Reply: I’m not worried much about the hardware security itself. Why? If somebody finds security bugs (e.g., hardware Trojans) in an unscrupulous manufacturer’s hardware, the manufacturer cannot patch/remove them online, unlike software/firmware. Eventually that manufacturer will go out of business. This suggests that the hardware security problem may not be as big as one thinks, because of business deterrence. However, I am concerned about the correctness of the (security-bug free) device specifications. This can be a major problem, as you noticed.

Who may be interested in providing correct device specifications today? Some device-controller, micro-controller, medical-device manufacturers, who have to know the specifications of their devices or else they won’t sell them, for legal liability reasons.

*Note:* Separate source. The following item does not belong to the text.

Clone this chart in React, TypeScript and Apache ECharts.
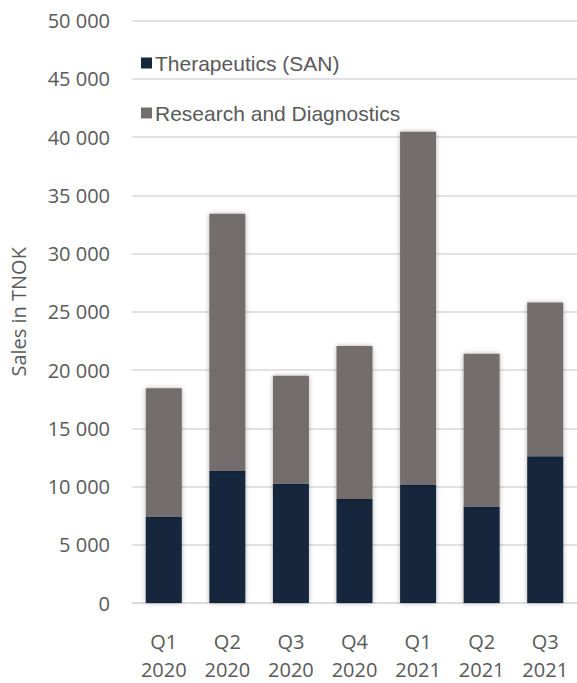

However, this is not necessarily true for laptop manufacturers, for example, where one can’t even get to the bus for the purpose of attaching a verifier. Eventually one will get accurate device specifications and local bus connectivity for verification/testing purposes. A place to start is automotive engineering, where one can plug verification devices into the CAN bus and check almost everything connected to that bus. That’s the kind of thing that we need to do, and for this to work we must have interfaces to plug in verifiers. We are not there yet, but we will be.

Alastair Beresford: All right, let’s thank Virgil for his talk.